Первое особое упоминание жюри присуждено «Пункту назначения нигде» тайца Прапата Дживарангсана (7 мин.) – пронизывающе, отчаянно грустной истории депортации человека, родившегося и всю жизнь прожившего в Японии, изобретательно задуманной и безупречно изложенной.
«Пункт назначения нигде», режиссер Прапат Дживарангсан
Гораздо более жизнерадостен канадско-американский «Оптимизм» Деборы Стрейтман (15 мин.), удостоившийся Второго особого упоминания жюри. Обаятельная 16-миллиметровая хроника, построенная на комичных чаплинских аллюзиях и озвученная его музыкой, имеет вдобавок общественное и символическое значение: герои собираются установить гигантское зеркало, чтобы в их родной городок, расположенный в низине, заглянул, наконец, солнечный свет.
Но больше всех жюри покорила лирическая анимация «Где Ева Хипси?» ирландки Орлы МакХарди, экранизация рассказа Джастина Спунера о бабушке. Знаем мы о ней немного: бабушка живет за городом у реки, хочет записать на магнитофон звуки все окружающего ее природного мира и постепенно полностью уходит в этот процесс. Этот фильм, уже получивший главный приз, – один из безусловных тяжеловесов программы, играючи демонстрирующий достоинства остальных конкурсантов: минималистичную графику, изобретательную фотоанимацию, драматургическую изощренность. Отдельно впечатляет звуковая дорожка, записанная на исключительно высоком уровне.
«Где Ева Хипси?», режиссер Орла МакХарди
К сожалению, обо всех любопытных картинах здесь подробно не скажешь: за кадром остались непредсказуемая британская пустыня на берегу моря, пожирающая шахтеров («Песня для Билли», Сиркка-Лииза Конттинен, 18 мин., Великобритания); японские любовные отели, переоборудованные в обычные, но хранящие память о своих обитателях, многие из которых еще живы («Заходите еще», Алиса Янг, 10 мин.); интимные фильмы-воспоминания (например, «На берегу (часть первая)», Джеймс Эдмондс, 7 мин.) и многое другое. Но трудно не упомянуть самую синефильскую и в то же время бесхитростную вещицу конкурса – «Пламя» Сами ван Ингена (15 мин.).

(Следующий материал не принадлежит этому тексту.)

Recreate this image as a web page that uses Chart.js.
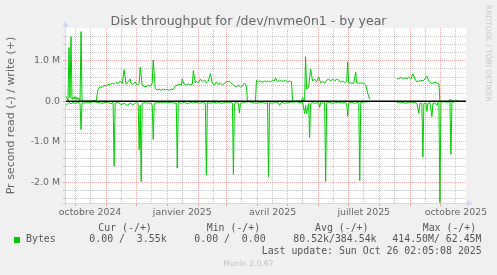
<!DOCTYPE html>
<html>
<head>
<meta charset="utf-8">
<script src="https://cdn.jsdelivr.net/npm/chart.js@4.4.1/dist/chart.umd.min.js"></script>
<style>
    body { margin: 0; background: #F0F0F0; }
    #wrap { position: relative; width: 497px; height: 275px; overflow: hidden; font-family: 'DejaVu Sans', sans-serif; color: #666; }
    #wrap div { position: absolute; white-space: pre; }
    #wrap .mono { font-family: 'DejaVu Sans Mono', monospace; font-size: 9.9px; line-height: 12px; color: #555; }
    canvas { position: absolute; left: 0; top: 0; }
</style>
</head>
<body>
<div id="wrap">
    <canvas id="diskChart" width="497" height="275"></canvas>
    <div id="title" style="left:0;width:497px;text-align:center;top:12.5px;font-size:12.5px;line-height:15px;">Disk throughput for /dev/nvme0n1 - by year</div>
    <div id="mark" style="left:484px;top:5px;font-size:7.5px;line-height:9px;writing-mode:vertical-rl;color:#c8c8c8;">RRDTOOL / TOBI OETIKER</div>
    <div id="version" style="left:0;width:497px;text-align:center;top:259px;font-size:7.7px;line-height:10px;color:#c0c0c0;">Munin 2.0.67</div>
</div>
<script>
// window is 400 days wide, ending on the last update
const startDay = Date.UTC(2024, 8, 21);
const spanDays = 400;

const monthNames = ['janvier', 'février', 'mars', 'avril', 'mai', 'juin', 'juillet', 'août', 'septembre', 'octobre', 'novembre', 'décembre'];
const labelMonths = [[2024, 9], [2025, 0], [2025, 3], [2025, 6], [2025, 9]];

// [day since start, M bytes/s], null = no data
const writeBytes = [
    [0, 0.05], [1, 0.12], [2, 0.08], [3, 0.02], [4, 1.33], [5, 0.08], [6, 1.6], [7, 0.05], [8, 0.1], [9, 0.06],
    [10, 0.12], [11, 0.05], [12, 0.1], [13, 0.04], [14, 0.08], [15, 0.02], [16, 1.72], [17, 0.02], [19, 0.0], [22, 0.01],
    [25, 0.0], [28, 0.02], [31, 0.0], [33, 0.3], [35, 0.36], [37, 0.34], [39, 0.4], [41, 0.37], [43, 0.42], [45, 0.4],
    [47, 0.45], [49, 0.42], [51, 0.47], [53, 0.44], [55, 0.5], [57, 0.44], [59, 0.78], [61, 0.42], [63, 0.48], [65, 0.55],
    [66, 0.44], [68, 0.42], [70, 0.48], [72, 0.4], [74, 0.44], [75, 0.84], [77, 0.4], [79, 0.37], [81, 0.36], [83, 0.4],
    [85, 0.37], [87, 0.45], [88, 1.02], [90, 0.32], [92, 0.28], [94, 0.3], [96, 0.27], [98, 0.3], [100, 0.28], [102, 0.3],
    [104, 0.27], [106, 0.3], [108, 0.29], [110, 0.38], [112, 0.4], [114, 0.42], [116, 0.4], [117, 0.55], [119, 0.42], [121, 0.4],
    [123, 0.43], [125, 0.41], [127, 0.42], [128, 0.76], [130, 0.45], [131, 0.5], [133, 0.45], [135, 0.55], [137, 0.48], [139, 0.52],
    [141, 0.45], [143, 0.5], [145, 0.68], [147, 0.45], [149, 0.4], [151, 0.48], [153, 0.42], [155, 0.45], [157, 0.4], [159, 0.45],
    [161, 0.48], [164, 0.5], [167, 0.42], [169, 0.38], [171, 0.35], [173, 0.4], [175, 0.35], [177, 0.38], [179, 0.45], [180, 0.42],
    [181, 0.35], [182, 0.0], [186, 0.0], [190, 0.0], [191, 0.52], [193, 0.48], [195, 0.5], [197, 0.47], [199, 0.5], [201, 0.49],
    [203, 0.5], [205, 0.48], [207, 0.52], [209, 0.5], [210, 0.58], [212, 0.48], [214, 0.52], [216, 0.5], [218, 0.5], [220, 0.52],
    [222, 0.48], [224, 0.5], [226, 0.48], [227, 0.0], [230, 0.0], [233, 0.01], [236, 0.0], [237, 0.1], [238, 0.0], [239, 0.0],
    [240, 1.1], [241, 0.3], [243, 0.35], [245, 0.8], [247, 0.5], [249, 0.55], [251, 0.48], [253, 0.6], [255, 0.45], [257, 0.5],
    [259, 0.45], [261, 0.52], [263, 0.55], [265, 0.5], [267, 0.55], [269, 0.5], [271, 0.55], [273, 0.52], [275, 0.48], [277, 0.5],
    [279, 0.45], [281, 0.5], [282, 0.97], [283, 0.45], [285, 0.45], [288, 0.45], [290, 0.72], [291, 0.45], [293, 0.45], [296, 0.45],
    [298, 0.45], [300, 0.4], [301, 0.3], [302, 0.2], [304, 0.05], [305, null],
    [331, 0.56], [333, 0.55], [335, 0.6], [337, 0.55], [339, 0.58], [341, 0.56], [343, 0.6], [345, 0.55], [347, 0.68], [349, 0.55],
    [351, 0.48], [353, 0.5], [355, 0.52], [357, 0.5], [359, 0.55], [361, 0.62], [363, 0.5], [365, 0.45], [367, 0.45], [369, 0.47],
    [371, 0.45], [373, 0.43], [374, 0.0], [378, 0.0], [382, 0.0], [385, 0.05], [386, 0.0], [390, 0.0], [391, 0.02], [392, 0.0]
];

const readBytes = [
    [0, -0.05], [2, -0.08], [4, -0.03], [6, -0.06], [8, -0.02], [10, -0.05], [12, -0.04], [14, -0.03], [15, -0.05], [16, -0.7],
    [17, -0.03], [19, -0.05], [22, -0.02], [25, -0.03], [28, -0.01], [31, -0.02], [34, -0.03], [37, -0.05], [40, -0.03], [43, -0.02],
    [46, -0.06], [48, -0.02], [49, -1.6], [50, -0.05], [53, -0.03], [56, -0.08], [59, -0.05], [62, -0.1], [65, -0.05], [68, -0.08],
    [71, -0.03], [73, -0.05], [74, -1.19], [75, -0.1], [76, -1.98], [77, -0.05], [80, -0.03], [83, -0.05], [86, -0.04], [87, -0.1],
    [88, -0.94], [89, -0.05], [92, -0.03], [95, -0.02], [98, -0.04], [101, -0.02], [104, -0.03], [107, -0.02], [110, -0.05], [111, -0.04],
    [112, -1.65], [113, -0.03], [116, -0.05], [119, -0.02], [122, -0.06], [125, -0.03], [128, -0.04], [131, -0.02], [134, -0.05], [137, -0.03],
    [140, -0.04], [141, -1.82], [142, -0.03], [145, -0.05], [148, -0.02], [151, -0.04], [154, -0.03], [157, -0.05], [160, -0.02], [163, -0.04],
    [166, -0.03], [167, -0.05], [168, -1.8], [169, -0.05], [171, -0.03], [173, -0.05], [174, -0.29], [175, -0.05], [177, -0.03], [180, -0.02],
    [183, -0.01], [186, -0.02], [189, -0.04], [191, -0.05], [194, -0.02], [197, -0.03], [200, -0.05], [202, -0.03], [203, -1.86], [204, -0.03],
    [207, -0.05], [210, -0.02], [213, -0.04], [214, -0.1], [216, -0.02], [219, -0.05], [222, -0.03], [225, -0.02], [228, -0.02], [231, -0.01],
    [234, -0.03], [237, -0.02], [239, -0.3], [240, -0.1], [241, -0.3], [243, -0.05], [244, -0.89], [245, -0.05], [247, -0.03], [250, -0.05],
    [253, -0.03], [254, -0.15], [255, -0.03], [258, -0.05], [259, -0.03], [260, -1.98], [261, -0.04], [264, -0.02], [267, -0.05], [270, -0.03],
    [273, -0.02], [276, -0.04], [279, -0.03], [281, -0.05], [282, -0.37], [283, -0.04], [286, -0.02], [289, -0.05], [292, -0.03], [293, -0.02],
    [294, -1.96], [295, -0.03], [298, -0.02], [301, -0.01], [304, -0.01], [305, null],
    [331, -0.02], [334, -0.04], [337, -0.03], [340, -0.05], [343, -0.02], [346, -0.04], [349, -0.03], [351, -0.05], [353, -0.3], [354, -0.05],
    [356, -0.06], [357, -1.38], [358, -0.05], [360, -0.04], [361, -0.25], [362, -0.05], [364, -0.03], [366, -0.38], [367, -0.05], [369, -0.04],
    [371, -0.1], [372, -0.03], [373, -0.02], [374, -2.5], [375, -0.02], [378, -0.01], [381, -0.02], [384, -0.01], [385, -1.31], [386, -0.02],
    [389, -0.01], [392, 0.0]
];

const legendName = 'Bytes';
const legendHeads = ['Cur (-/+)', 'Min (-/+)', 'Avg (-/+)', 'Max (-/+)'];
const legendValues = ['0.00 /  3.55k', '0.00 /  0.00', '80.52k/384.54k', '414.50M/ 62.45M'];
const lastUpdate = 'Last update: Sun Oct 26 02:05:08 2025';

const LINE = '#00CC00';
const AXIS = '#CFD6F8';

const canvas = document.getElementById('diskChart');
const ctx = canvas.getContext('2d');

// rrdtool grid is dotted: checkerboard pattern so every 1px line comes out dotted
function dotPattern(color) {
    const c = document.createElement('canvas');
    c.width = 2;
    c.height = 2;
    const g = c.getContext('2d');
    g.fillStyle = color;
    g.fillRect(0, 0, 1, 1);
    g.fillRect(1, 1, 1, 1);
    return ctx.createPattern(c, 'repeat');
}
const GRID = dotPattern('rgba(143, 143, 143, 0.5)');
const MGRID = dotPattern('rgba(222, 79, 79, 0.45)');

function dayOf(y, m, d) {
    return (Date.UTC(y, m, d) - startDay) / 86400000;
}

// month starts = red lines, the 16th = grey line (and label)
const xTicks = [];
for (let y = 2024; y <= 2025; y++) {
    for (let m = 0; m < 12; m++) {
        [1, 16].forEach((d) => {
            const v = dayOf(y, m, d);
            if (v < 0 || v > spanDays) {
                return;
            }
            const labelled = d === 16 && labelMonths.some(([ly, lm]) => ly === y && lm === m);
            xTicks.push({ value: v, month: d === 1, text: labelled ? monthNames[m] + ' ' + y : '' });
        });
    }
}

const yTicks = [];
for (let k = -12; k <= 8; k++) {
    yTicks.push({ value: k * 200000, big: k % 5 === 0 });
}

function yLabel(v) {
    if (v === 0) return '0.0';
    return (v / 1e6).toFixed(1) + ' M';
}

function toPoints(rows) {
    return rows.map(([d, v]) => ({ x: d, y: v === null ? null : v * 1e6 }));
}

const plotBackground = {
    id: 'plotBackground',
    beforeDraw(chart) {
        const { ctx, chartArea: a } = chart;
        ctx.save();
        ctx.fillStyle = '#FFFFFF';
        ctx.fillRect(a.left, a.top, a.right - a.left, a.bottom - a.top);
        ctx.restore();
    }
};

const axisArrows = {
    id: 'axisArrows',
    afterDraw(chart) {
        const { ctx, chartArea: a } = chart;
        const x0 = a.left + 0.5;
        const y0 = a.bottom + 0.5;
        ctx.save();
        ctx.strokeStyle = AXIS;
        ctx.fillStyle = AXIS;
        ctx.lineWidth = 1;
        ctx.beginPath();
        ctx.moveTo(x0, a.bottom + 3);
        ctx.lineTo(x0, a.top - 3);
        ctx.moveTo(a.left - 3, y0);
        ctx.lineTo(a.right + 3, y0);
        ctx.stroke();
        ctx.beginPath();
        ctx.moveTo(x0 - 3, a.top - 1);
        ctx.lineTo(x0 + 3, a.top - 1);
        ctx.lineTo(x0, a.top - 7);
        ctx.closePath();
        ctx.fill();
        ctx.beginPath();
        ctx.moveTo(a.right + 1, y0 - 3);
        ctx.lineTo(a.right + 1, y0 + 3);
        ctx.lineTo(a.right + 7, y0);
        ctx.closePath();
        ctx.fill();
        ctx.restore();
    }
};

const diskChartConfig = {
    type: 'line',
    data: {
        datasets: [
            {
                label: 'zero',
                data: [{ x: 0, y: 0 }, { x: spanDays, y: 0 }],
                borderColor: '#000000',
                borderWidth: 1.5,
            },
            {
                label: 'write',
                data: toPoints(writeBytes),
                borderColor: LINE,
                borderWidth: 1,
            },
            {
                label: 'read',
                data: toPoints(readBytes),
                borderColor: LINE,
                borderWidth: 1,
            }
        ]
    },
    options: {
        responsive: false,
        animation: false,
        devicePixelRatio: 1,
        spanGaps: false,
        elements: {
            point: { radius: 0 },
            line: { tension: 0 }
        },
        layout: {
            padding: { left: 0, right: 31, top: 28, bottom: 52 }
        },
        plugins: {
            legend: { display: false },
            tooltip: { enabled: false },
            title: { display: false }
        },
        scales: {
            x: {
                type: 'linear',
                min: 0,
                max: spanDays,
                afterBuildTicks: (scale) => { scale.ticks = xTicks.map((t) => ({ ...t })); },
                afterFit: (scale) => { scale.height = 20; },
                border: { display: false },
                grid: {
                    color: (c) => (c.tick && c.tick.month ? MGRID : GRID),
                    tickColor: (c) => (c.tick && c.tick.month ? 'rgba(222, 79, 79, 0.5)' : 'rgba(0,0,0,0)'),
                    tickLength: 3,
                    lineWidth: 1,
                },
                ticks: {
                    autoSkip: false,
                    maxRotation: 0,
                    padding: 1,
                    color: '#666666',
                    font: { family: 'DejaVu Sans', size: 9.4 },
                    callback: (value, index, ticks) => ticks[index].text,
                }
            },
            y: {
                type: 'linear',
                min: -2510000,
                max: 1810000,
                afterBuildTicks: (scale) => { scale.ticks = yTicks.map((t) => ({ ...t })); },
                afterFit: (scale) => { scale.width = 65; },
                border: { display: false },
                grid: {
                    color: (c) => (c.tick && c.tick.big ? MGRID : GRID),
                    tickColor: (c) => (c.tick && c.tick.big ? 'rgba(222, 79, 79, 0.5)' : 'rgba(143, 143, 143, 0.4)'),
                    tickLength: 2,
                    lineWidth: 1,
                },
                ticks: {
                    autoSkip: false,
                    padding: 3,
                    color: '#666666',
                    font: { family: 'DejaVu Sans', size: 9.4 },
                    callback: (value, index, ticks) => (ticks[index].big ? yLabel(value) : ''),
                },
                title: {
                    display: true,
                    text: 'Pr second read (-) / write (+)',
                    color: '#666666',
                    font: { family: 'DejaVu Sans', size: 11 },
                    padding: { top: 5, bottom: 0 },
                }
            }
        }
    },
    plugins: [plotBackground, axisArrows]
};

function addText(text, left, top, cls) {
    const el = document.createElement('div');
    el.className = cls;
    el.textContent = text;
    el.style.left = left + 'px';
    el.style.top = top + 'px';
    document.getElementById('wrap').appendChild(el);
}

function renderLegend() {
    const headLeft = [98.3, 206.7, 315, 422.7];
    const valueLeft = [89.3, 194.3, 293.3, 392.3];
    legendHeads.forEach((h, i) => addText(h, headLeft[i], 221.6, 'mono'));
    legendValues.forEach((v, i) => addText(v, valueLeft[i], 232.9, 'mono'));
    addText(legendName, 26, 232.9, 'mono');
    addText(lastUpdate, 261.7, 244.9, 'mono');

    const box = document.createElement('div');
    box.style.cssText = 'left:14px;top:237px;width:6px;height:6px;background:' + LINE + ';';
    document.getElementById('wrap').appendChild(box);
}

Chart.defaults.font.family = "'DejaVu Sans', sans-serif";
const diskChart = new Chart(ctx, diskChartConfig);
renderLegend();
</script>
</body>
</html>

Это самый натуральный редимейд – остатки финской мелодрамы 1937 года «Силья, уснувшая молодой» режиссера Теуво Тулио (1912-2000). Ее негатив и копии считались сгоревшими во время пожара в 1959 году, но три года назад во Французской синематеке были обнаружены, как говорят в таких случаях, «чудом уцелевшие» обгоревшие фрагменты фильма продолжительностью минуты в три: огонь обезобразил, но оставил в живых несколько немых сцен, в которых герой встречается с героиней, обмениваясь многозначительными взглядами. Концептуалист ван Инген догадался представить эти обрывки, замедлив скорость их воспроизведения, как цельный независимый арт-объект, отсылающий к «Деказии», знаменитому found footage Билла Моррисона 2002 года, также зачарованному немым кино в стадии распада. Ожоги нитратной пленки производят время от времени жутковатые, зловещие эффекты, словно непредсказуемая опухоль, стремительно покрывающая то цветущими узорами, то мелкими трещинками все пространство кадра – и так же мгновенно исчезающая. Как мы видим, огонь способен создавать свой неповторимый орнамент, плавностью напоминающий компьютерную графику, а органичной непрерывностью – приемы Жака Перконта со сжатием пиксельного изображения. В самом деле, как и в картинах автора «Эттрика» и «Пшеницы», перед нами настоящий глитч, правда, не рукотворный, а природный, стихийный. Видеть его работу на живом кино было и удивительно, и больно.